This C program checks if a binary tree is height-balanced. A tree is height-balanced if the height differences between the left and right subtrees of any node is no more than one.
Program Explanation
The program is structured into the following components:
- Node Structure: Defines the structure of a binary tree node.
- Utility Function to Calculate Height: Recursively calculates the height of a subtree.
- Is Balanced Function: Determines if the tree is balanced by checking height differences of subtrees for each node.
- Main Function: Demonstrates the functionality by creating a sample tree and checking its balance.
Program Code
// Include necessary headers
#include <stdio.h>
#include <stdlib.h>
#include <stdbool.h>
// Define the structure for tree nodes
typedef struct node {
int data;
struct node* left;
struct node* right;
} Node;
// Function to create a new tree node
Node* newNode(int data) {
Node* temp = (Node*)malloc(sizeof(Node));
temp->data = data;
temp->left = temp->right = NULL;
return temp;
}
// Function to calculate the height of the tree
int height(Node* node) {
if (node == NULL)
return 0;
int leftHeight = height(node->left);
int rightHeight = height(node->right);
return 1 + (leftHeight > rightHeight ? leftHeight : rightHeight);
}
// Function to check if the binary tree is height-balanced
bool isBalanced(Node* root) {
if (root == NULL)
return true;
int leftHeight = height(root->left);
int rightHeight = height(root->right);
if (abs(leftHeight - rightHeight) > 1)
return false;
return isBalanced(root->left) && isBalanced(root->right);
}
// Main function to test the program
int main() {
Node* root = newNode(1);
root->left = newNode(2);
root->right = newNode(3);
root->left->left = newNode(4);
root->left->right = newNode(5);
root->left->left->left = newNode(8); // making the tree imbalanced
if (isBalanced(root))
printf("The tree is height-balanced\\n");
else
printf("The tree is not height-balanced\\n");
return 0;
}
Key Components of the Program:
- Node Structure: Defines each node in the binary tree.

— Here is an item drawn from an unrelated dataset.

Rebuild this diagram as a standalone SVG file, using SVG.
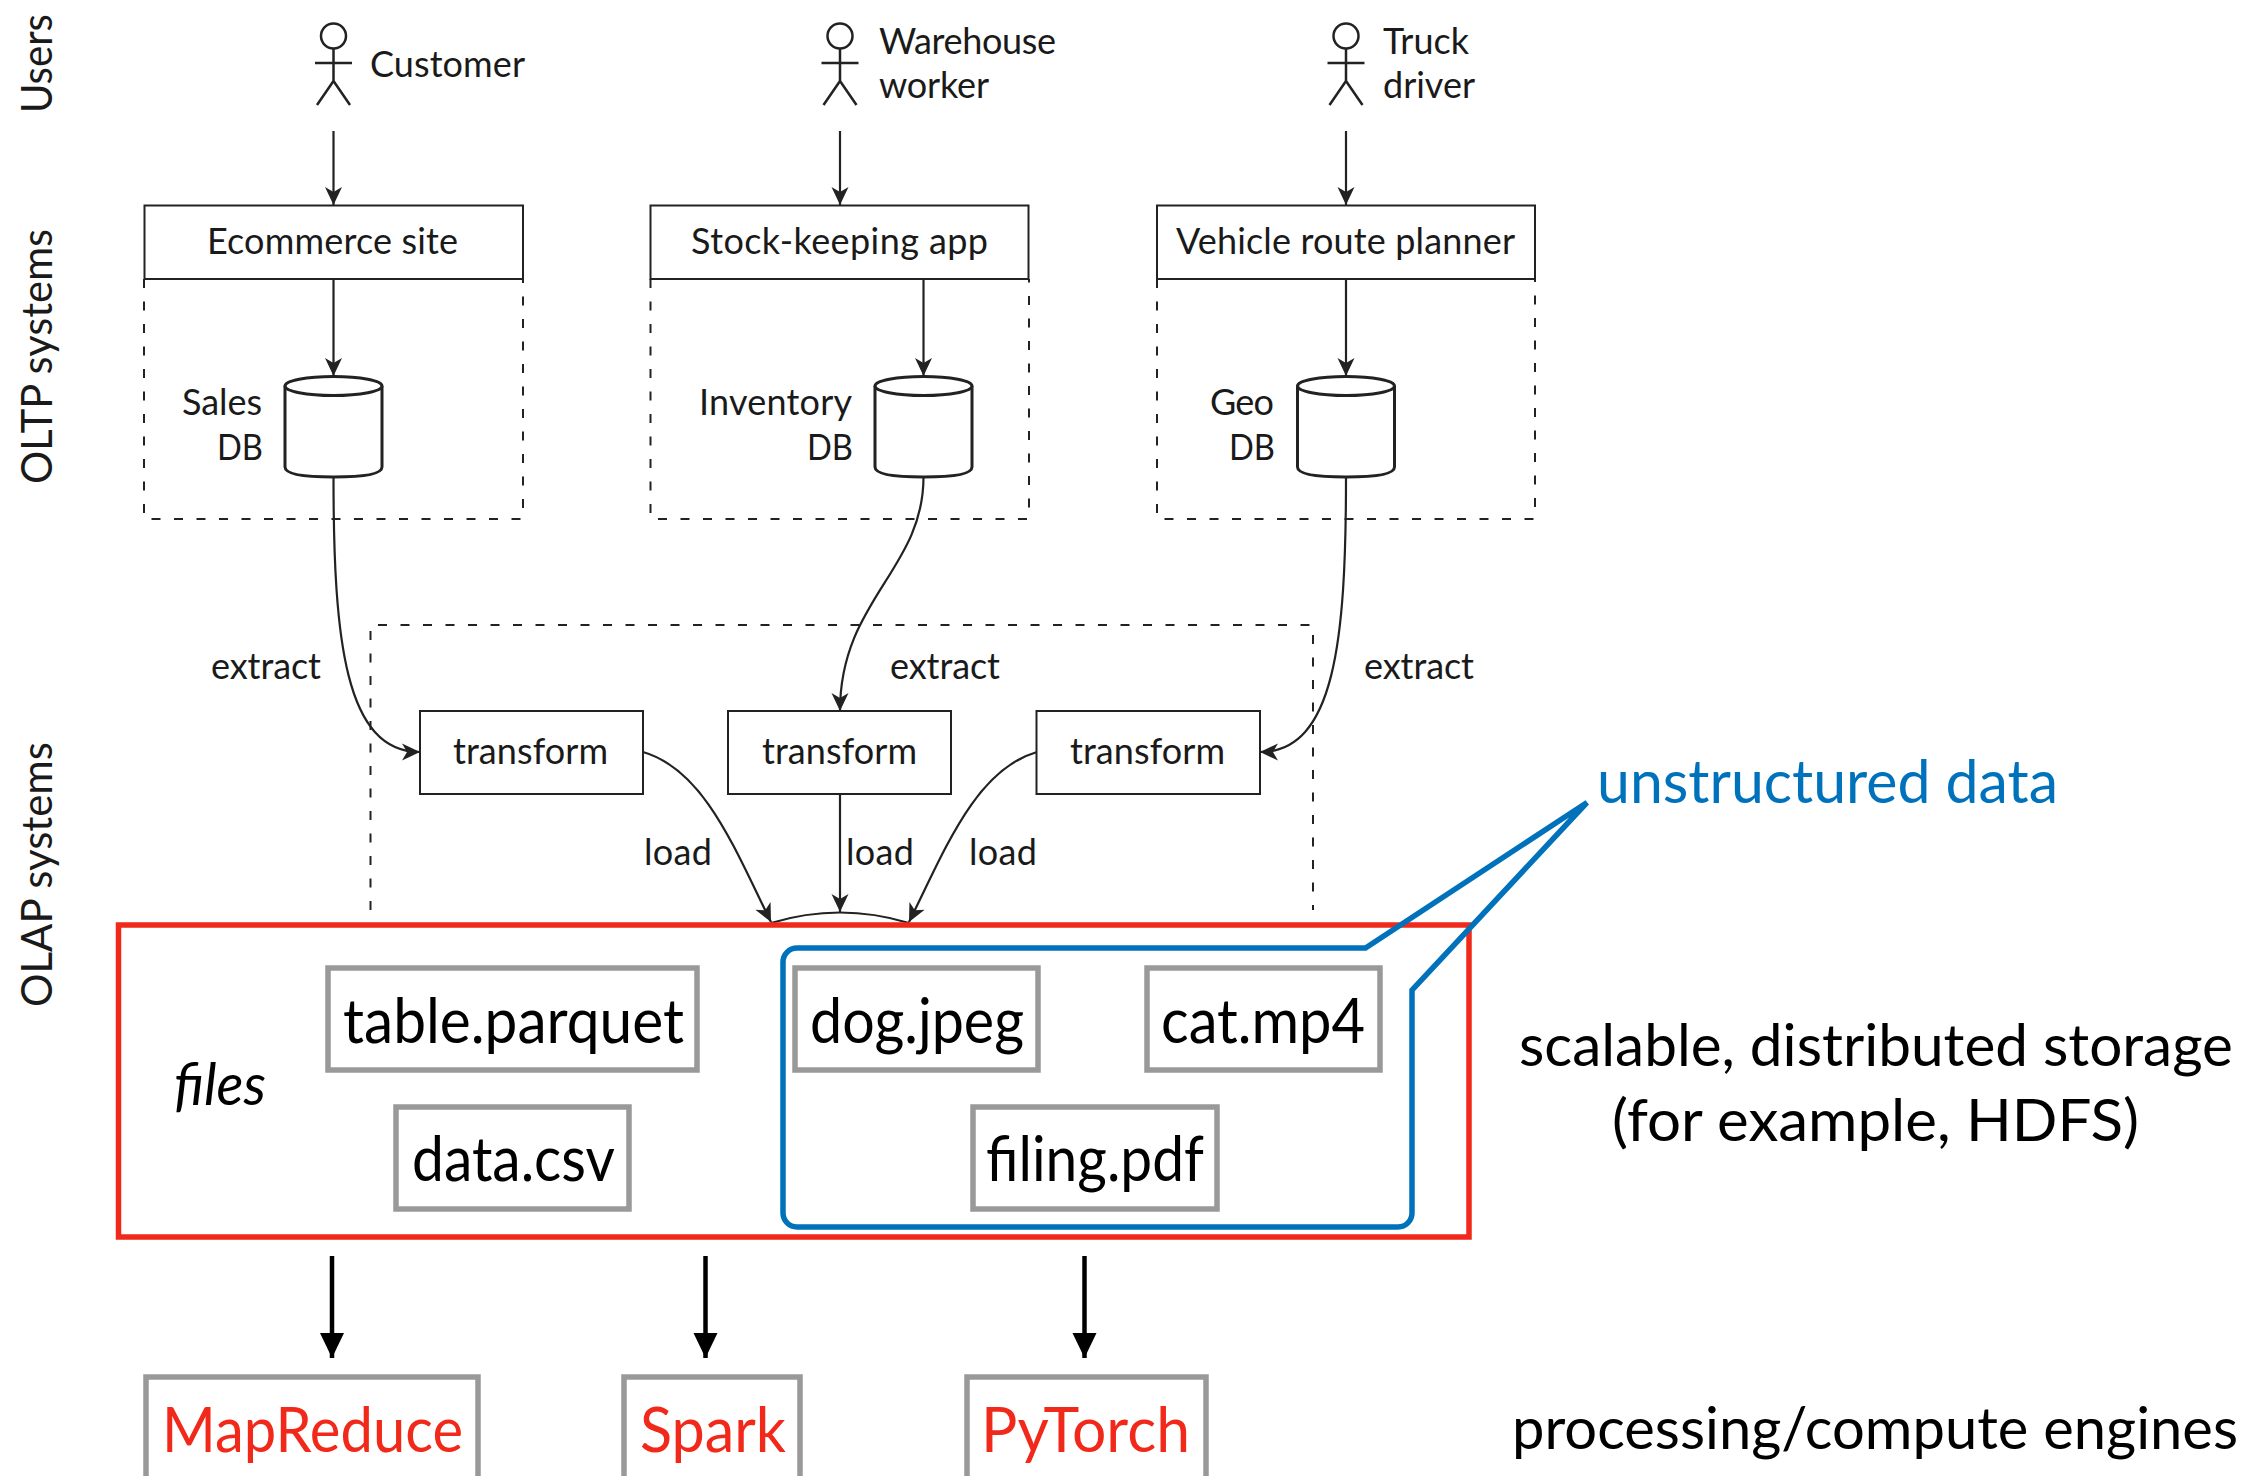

- newNode Function: Helps to create a new tree node.
- height Function: Computes the height of the tree recursively, required for determining balance.
- isBalanced Function: Recursively checks if the tree is balanced by evaluating the height differences of the left and right subtrees for each node.
- Main Function: Constructs a sample binary tree and checks whether it is balanced.
This structure provides a clear separation of concerns, with each function focusing on a specific task, which aids in maintaining the code effectively. The program checks balance in a straightforward manner, ensuring that all subtrees comply with the balance condition.